Le modèle économique du cabinet d’avocat est en plein bouleversement. Depuis quelques années, la société d’exercice libéral par actions simplifiée «AGN Avocats» ne cesse d’alimenter les chroniques de la presse judiciaire, mais également économique. Depuis sa création en 2012, cette société cherche à bousculer les repères de la Profession : elle se distingue sur le marché du conseil, de l’assistance et de la représentation juridiques par sa volonté de proposer au justiciable une offre décrite comme simplifiée, accessible et transparente. La société «AGN Avocats» a tissé un réseau d’agences franchisées qui sont généralement situées dans des rues fréquentées, en rez-de-chaussée. On ne peut pas les rater : elles exposent sur leurs vitrines les domaines d’intervention des avocats de la société en les représentant par des logos, affichant les tarifs forfaitaires pratiqués et proposant des services en ligne.
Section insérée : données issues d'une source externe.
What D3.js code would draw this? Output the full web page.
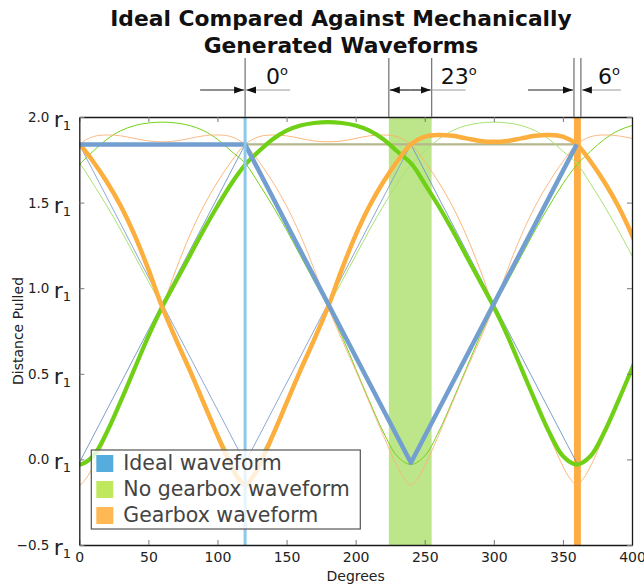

Ce sont justement ces vitrines qui ont attiré les foudres de plusieurs autorités ordinales, lesquelles posent plusieurs difficultés. Tout d’abord, la transparence de la devanture qui, située dans une rue très passante, serait de nature à compromettre le respect du secret professionnel posé en principe par l’article 2 du RIN (N° Lexbase : L4063IP8). Ensuite, les pictogrammes présents sur la vitrine ne correspondent généralement pas à des certificats de spécialisation délivrés aux avocats exploitant les agences "AGN", mais plutôt à des domaines d’activité. Sur ce dernier point, certaines autorités ordinales ont considéré que ces vitrines méconnaissaient les dispositions de l’article 10.6.2 du RIN. C’est dans ce contexte de feu nourri que l’Ordre des avocats d’Aix-en-Provence, de Toulouse et de Limoges ont ralenti ou empêché l’ouverture de ces structures franchisées suscitant alors un contentieux devant les juridictions civiles, mais également devant les juridictions administratives. Le raisonnement tenu par ces diverses autorités ordinales est simple : la vitrine du cabinet est assimilée à la plaque professionnelle. S’agissant d’un élément d’information objective de l’avocat, la sobriété est de mise…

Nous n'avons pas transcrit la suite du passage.